• _Dataset extract_
#####

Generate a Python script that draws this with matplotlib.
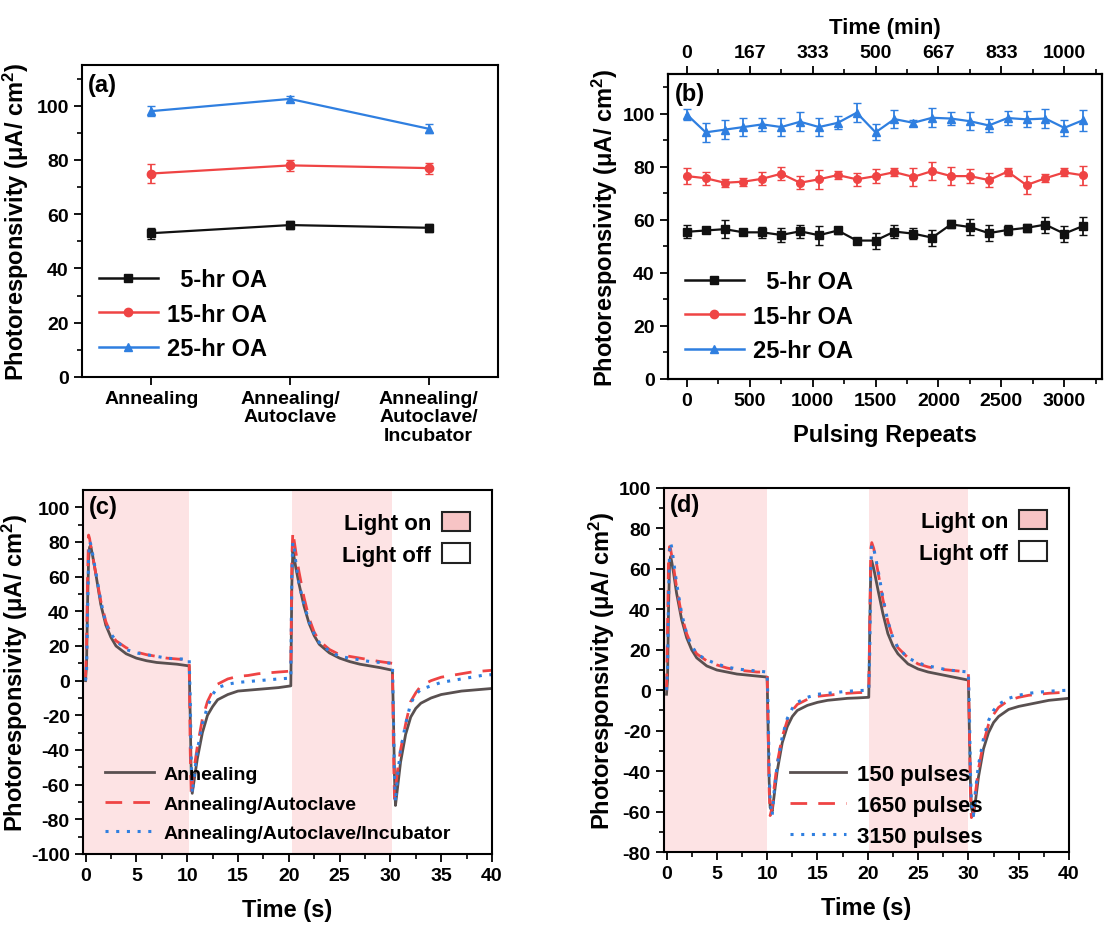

#####

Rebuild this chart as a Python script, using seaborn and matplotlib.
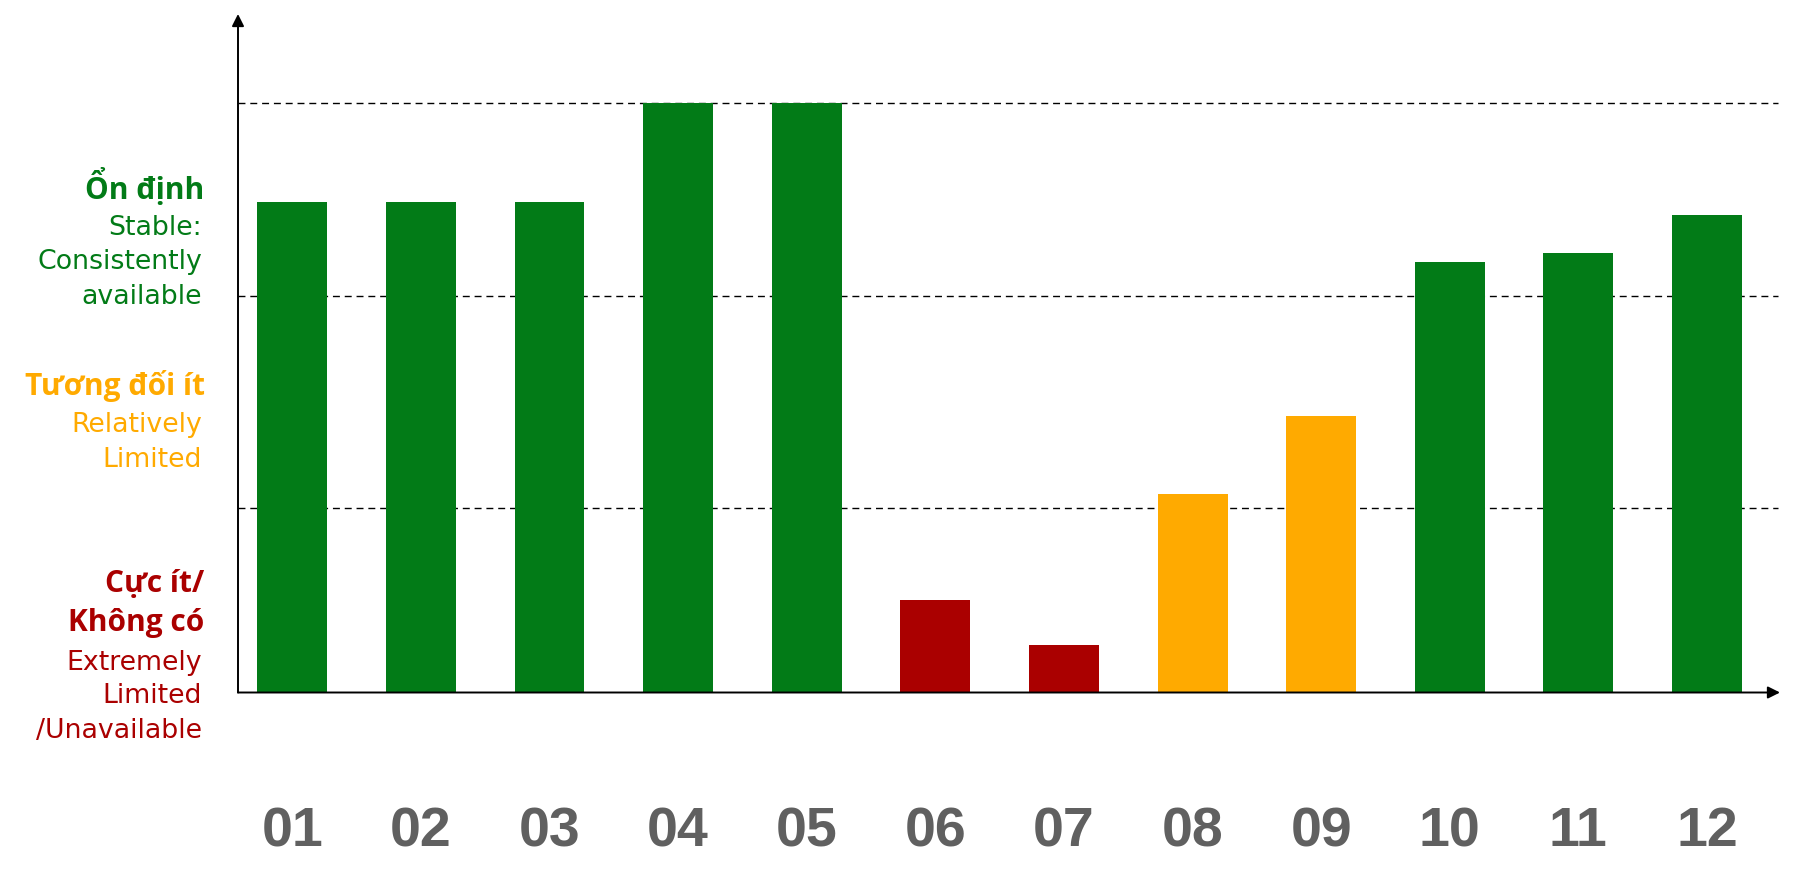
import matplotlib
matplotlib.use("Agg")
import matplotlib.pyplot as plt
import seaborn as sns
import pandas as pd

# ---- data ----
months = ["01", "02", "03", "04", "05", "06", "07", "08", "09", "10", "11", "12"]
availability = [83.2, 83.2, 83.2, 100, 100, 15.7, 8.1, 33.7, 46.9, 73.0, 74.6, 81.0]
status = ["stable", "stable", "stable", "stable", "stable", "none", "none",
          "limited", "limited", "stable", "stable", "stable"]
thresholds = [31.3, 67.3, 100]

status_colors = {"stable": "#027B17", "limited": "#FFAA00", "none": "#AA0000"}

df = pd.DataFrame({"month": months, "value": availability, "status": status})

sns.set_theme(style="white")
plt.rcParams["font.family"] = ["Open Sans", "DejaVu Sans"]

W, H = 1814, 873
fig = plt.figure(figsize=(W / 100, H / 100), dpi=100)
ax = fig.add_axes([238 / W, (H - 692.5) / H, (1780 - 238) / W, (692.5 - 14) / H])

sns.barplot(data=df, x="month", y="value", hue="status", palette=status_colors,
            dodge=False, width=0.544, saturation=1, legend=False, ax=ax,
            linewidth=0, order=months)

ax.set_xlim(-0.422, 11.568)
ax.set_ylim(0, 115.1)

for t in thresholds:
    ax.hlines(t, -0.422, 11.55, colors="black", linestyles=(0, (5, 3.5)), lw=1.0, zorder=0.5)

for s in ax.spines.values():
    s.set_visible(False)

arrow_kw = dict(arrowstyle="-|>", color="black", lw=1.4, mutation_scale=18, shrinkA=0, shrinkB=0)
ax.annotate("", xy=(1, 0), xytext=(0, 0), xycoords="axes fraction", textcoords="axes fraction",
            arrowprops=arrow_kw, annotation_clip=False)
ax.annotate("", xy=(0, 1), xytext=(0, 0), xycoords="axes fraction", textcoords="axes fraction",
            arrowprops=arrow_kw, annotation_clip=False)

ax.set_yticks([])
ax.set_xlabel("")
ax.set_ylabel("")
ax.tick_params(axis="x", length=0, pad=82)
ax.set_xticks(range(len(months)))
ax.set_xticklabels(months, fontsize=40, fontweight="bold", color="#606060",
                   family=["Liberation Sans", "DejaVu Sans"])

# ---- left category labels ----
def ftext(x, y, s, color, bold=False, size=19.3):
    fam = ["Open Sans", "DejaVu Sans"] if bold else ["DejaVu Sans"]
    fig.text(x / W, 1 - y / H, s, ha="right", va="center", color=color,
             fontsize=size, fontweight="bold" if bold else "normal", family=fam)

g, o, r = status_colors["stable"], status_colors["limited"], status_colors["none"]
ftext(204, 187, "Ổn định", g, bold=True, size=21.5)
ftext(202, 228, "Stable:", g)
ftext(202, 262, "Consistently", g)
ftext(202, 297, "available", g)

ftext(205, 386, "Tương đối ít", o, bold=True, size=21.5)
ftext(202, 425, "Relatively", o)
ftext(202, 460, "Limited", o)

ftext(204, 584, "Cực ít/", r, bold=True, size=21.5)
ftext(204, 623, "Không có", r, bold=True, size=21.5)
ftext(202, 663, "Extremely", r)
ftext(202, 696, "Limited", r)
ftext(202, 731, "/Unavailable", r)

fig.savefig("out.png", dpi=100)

#####

• _Problem statement_
In the listing above, find the line containing "Rebuild this chart" and the line containing "s.set_visible(False)". Reproduce those lines and all between them exactly, with no pictures and nothing more.

• _Task response_
Rebuild this chart as a Python script, using seaborn and matplotlib.
import matplotlib
matplotlib.use("Agg")
import matplotlib.pyplot as plt
import seaborn as sns
import pandas as pd

# ---- data ----
months = ["01", "02", "03", "04", "05", "06", "07", "08", "09", "10", "11", "12"]
availability = [83.2, 83.2, 83.2, 100, 100, 15.7, 8.1, 33.7, 46.9, 73.0, 74.6, 81.0]
status = ["stable", "stable", "stable", "stable", "stable", "none", "none",
          "limited", "limited", "stable", "stable", "stable"]
thresholds = [31.3, 67.3, 100]

status_colors = {"stable": "#027B17", "limited": "#FFAA00", "none": "#AA0000"}

df = pd.DataFrame({"month": months, "value": availability, "status": status})

sns.set_theme(style="white")
plt.rcParams["font.family"] = ["Open Sans", "DejaVu Sans"]

W, H = 1814, 873
fig = plt.figure(figsize=(W / 100, H / 100), dpi=100)
ax = fig.add_axes([238 / W, (H - 692.5) / H, (1780 - 238) / W, (692.5 - 14) / H])

sns.barplot(data=df, x="month", y="value", hue="status", palette=status_colors,
            dodge=False, width=0.544, saturation=1, legend=False, ax=ax,
            linewidth=0, order=months)

ax.set_xlim(-0.422, 11.568)
ax.set_ylim(0, 115.1)

for t in thresholds:
    ax.hlines(t, -0.422, 11.55, colors="black", linestyles=(0, (5, 3.5)), lw=1.0, zorder=0.5)

for s in ax.spines.values():
    s.set_visible(False)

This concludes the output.